## [INFORMATION SUPPLIED]
-- start --

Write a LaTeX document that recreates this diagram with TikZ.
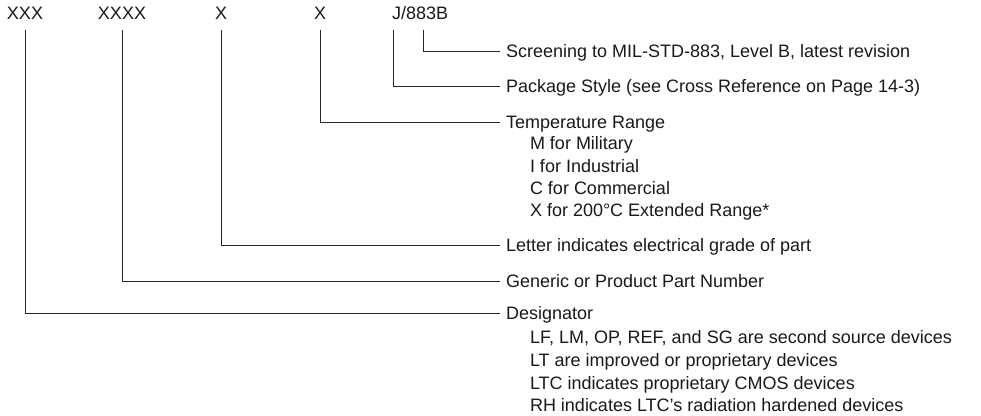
\documentclass[tikz,border=0pt]{standalone}
\usepackage{fontspec}
\setmainfont{Liberation Sans}
\begin{document}
\begin{tikzpicture}[x=1pt,y=-1pt,
  every node/.style={font=\fontsize{18}{22}\selectfont, text=black!90, inner sep=0pt, outer sep=0pt},
  code/.style={anchor=base},
  desc/.style={anchor=west, text height=12.9pt, text depth=0pt},
  conn/.style={draw=black!85, line width=0.9pt}
]
\useasboundingbox (0,0) rectangle (981,415);
% top code labels
\node[code] (c1) at (25,19.5) {XXX};
\node[code] (c2) at (122,19.5) {XXXX};
\node[code] (c3) at (221,19.5) {X};
\node[code] (c4) at (320,19.5) {X};
\node[code, anchor=base west] (c5) at (392,19.5) {J/883B};
% descriptions
\node[desc] (d1) at (506,51) {Screening to MIL-STD-883, Level B, latest revision};
\node[desc] (d2) at (506,86) {Package Style (see Cross Reference on Page 14-3)};
\node[desc] (d3) at (506,122) {Temperature Range};
\node[desc] (d3a) at (530,143.5) {M for Military};
\node[desc] (d3b) at (530,166) {I for Industrial};
\node[desc] (d3c) at (530,188) {C for Commercial};
\node[desc] (d3d) at (530,210) {X for 200°C Extended Range*};
\node[desc] (d4) at (506,245) {Letter indicates electrical grade of part};
\node[desc] (d5) at (506,281) {Generic or Product Part Number};
\node[desc] (d6) at (506,313) {Designator};
\node[desc] (d6a) at (530,337) {LF, LM, OP, REF, and SG are second source devices};
\node[desc] (d6b) at (530,360) {LT are improved or proprietary devices};
\node[desc] (d6c) at (530,383) {LTC indicates proprietary CMOS devices};
\node[desc] (d6d) at (530,405) {RH indicates LTC’s radiation hardened devices};
% connectors
\draw[conn] ([xshift=31pt,yshift=-10.5pt]c5.base west) |- ([xshift=-6pt]d1.west);
\draw[conn] ([xshift=1pt,yshift=-10.5pt]c5.base west) |- ([xshift=-6pt]d2.west);
\draw[conn] ([yshift=-10.5pt]c4.base) |- ([xshift=-6pt]d3.west);
\draw[conn] ([yshift=-10.5pt]c3.base) |- ([xshift=-6pt]d4.west);
\draw[conn] ([yshift=-10.5pt]c2.base) |- ([xshift=-6pt]d5.west);
\draw[conn] ([yshift=-10.5pt]c1.base) |- ([xshift=-6pt]d6.west);
\end{tikzpicture}
\end{document}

-- end --

## [WORK TO COMPLETE]
Each line of the material must be retyped exactly, except that images are omitted.

## [ANSWER FOR THE TASK]
Write a LaTeX document that recreates this diagram with TikZ.
\documentclass[tikz,border=0pt]{standalone}
\usepackage{fontspec}
\setmainfont{Liberation Sans}
\begin{document}
\begin{tikzpicture}[x=1pt,y=-1pt,
  every node/.style={font=\fontsize{18}{22}\selectfont, text=black!90, inner sep=0pt, outer sep=0pt},
  code/.style={anchor=base},
  desc/.style={anchor=west, text height=12.9pt, text depth=0pt},
  conn/.style={draw=black!85, line width=0.9pt}
]
\useasboundingbox (0,0) rectangle (981,415);
% top code labels
\node[code] (c1) at (25,19.5) {XXX};
\node[code] (c2) at (122,19.5) {XXXX};
\node[code] (c3) at (221,19.5) {X};
\node[code] (c4) at (320,19.5) {X};
\node[code, anchor=base west] (c5) at (392,19.5) {J/883B};
% descriptions
\node[desc] (d1) at (506,51) {Screening to MIL-STD-883, Level B, latest revision};
\node[desc] (d2) at (506,86) {Package Style (see Cross Reference on Page 14-3)};
\node[desc] (d3) at (506,122) {Temperature Range};
\node[desc] (d3a) at (530,143.5) {M for Military};
\node[desc] (d3b) at (530,166) {I for Industrial};
\node[desc] (d3c) at (530,188) {C for Commercial};
\node[desc] (d3d) at (530,210) {X for 200°C Extended Range*};
\node[desc] (d4) at (506,245) {Letter indicates electrical grade of part};
\node[desc] (d5) at (506,281) {Generic or Product Part Number};
\node[desc] (d6) at (506,313) {Designator};
\node[desc] (d6a) at (530,337) {LF, LM, OP, REF, and SG are second source devices};
\node[desc] (d6b) at (530,360) {LT are improved or proprietary devices};
\node[desc] (d6c) at (530,383) {LTC indicates proprietary CMOS devices};
\node[desc] (d6d) at (530,405) {RH indicates LTC’s radiation hardened devices};
% connectors
\draw[conn] ([xshift=31pt,yshift=-10.5pt]c5.base west) |- ([xshift=-6pt]d1.west);
\draw[conn] ([xshift=1pt,yshift=-10.5pt]c5.base west) |- ([xshift=-6pt]d2.west);
\draw[conn] ([yshift=-10.5pt]c4.base) |- ([xshift=-6pt]d3.west);
\draw[conn] ([yshift=-10.5pt]c3.base) |- ([xshift=-6pt]d4.west);
\draw[conn] ([yshift=-10.5pt]c2.base) |- ([xshift=-6pt]d5.west);
\draw[conn] ([yshift=-10.5pt]c1.base) |- ([xshift=-6pt]d6.west);
\end{tikzpicture}
\end{document}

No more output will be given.